先週の上海証券取引市場、深セン証券取引市場、香港証券取引市場ですが、週前半は下落したものの、週後半に反発となりました。まず、週初に発表された2月のHSBC中国製造業PMI速報値は期待に反して50.4と下がり、かろうじて景況感の境目である50を上回ったものの、1月の確報値である52.3を下回りました。もっとも、2月は旧正月の影響があったはずで、正確にこれを判断することは難しいと思います。HSBCのエコノミストも、2月のPMI速報値は低下したものの、重要な節目にあたる50を4ヶ月連続で上回ったと指摘しています。

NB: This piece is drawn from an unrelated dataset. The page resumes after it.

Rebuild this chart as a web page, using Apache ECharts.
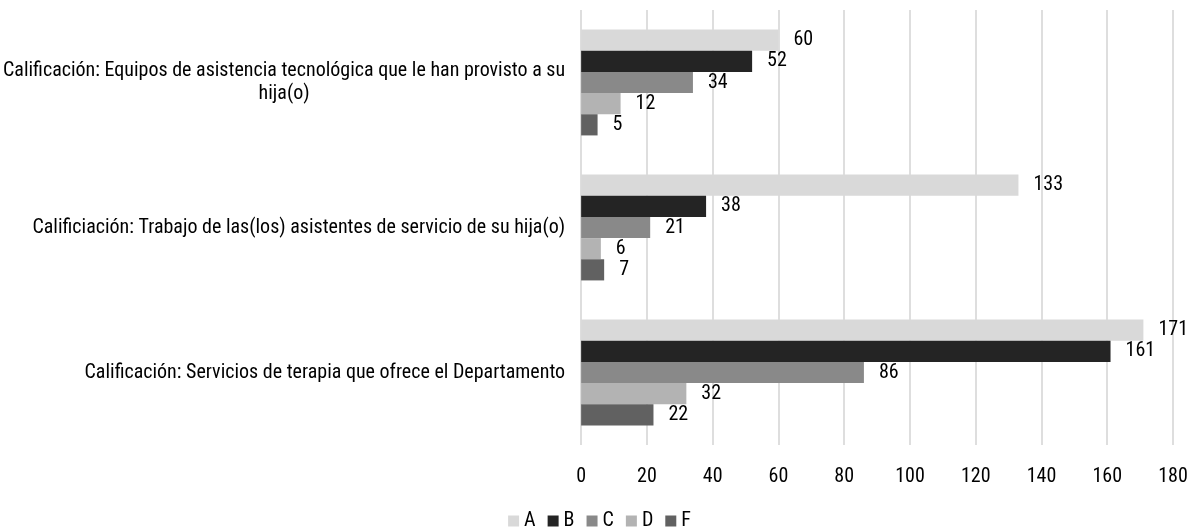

しかしともあれ、予想を下回ったことで株式市場には軟調ムードが拡がり、さらに国営紙の中国証券報が、最近の中国の金融緩和政策が終わりを迎えていると報じたことから株価は下落。特に上海証券取引市場、深セン証券取引市場では金融政策の影響を受けやすい銀行株が売られました。ところが週後半になると、3月5日に開幕予定の全国人民代表大会(全人代)への期待感や日本を中心としたアジア株や米国株の上昇を好感し反発となりました。

その他のニュースとしては香港政府が2軒目の住宅すべてについて印紙税を2倍に引き上げたことがあります。これで香港政府が不動産価格を抑える意志が明確になり、香港の不動産企業の株価の足を引っ張っています。一方、中国では新華社通信が中国は近く人民元適格海外機関投資家(RQFII)制度の規則を緩和するとの記事を掲載したことがあります。具体的にはRQFII制度に参加する投資家の対象が広がり、現行は20%に抑えられているRQFIIファンドの株式への配分比率が引き上げられる可能性が指摘されており、これは上海証券取引市場、深セン証券取引市場にとってプラスのニュースとなっています。このように様々な材料が出ていますが、前述したように今週からはいよいよ全人代が開幕となりますので、3月3日から開催されている政治協商会議と併せた、いわゆる両会からの材料によって値動きが大きく左右される相場展開となりそうです。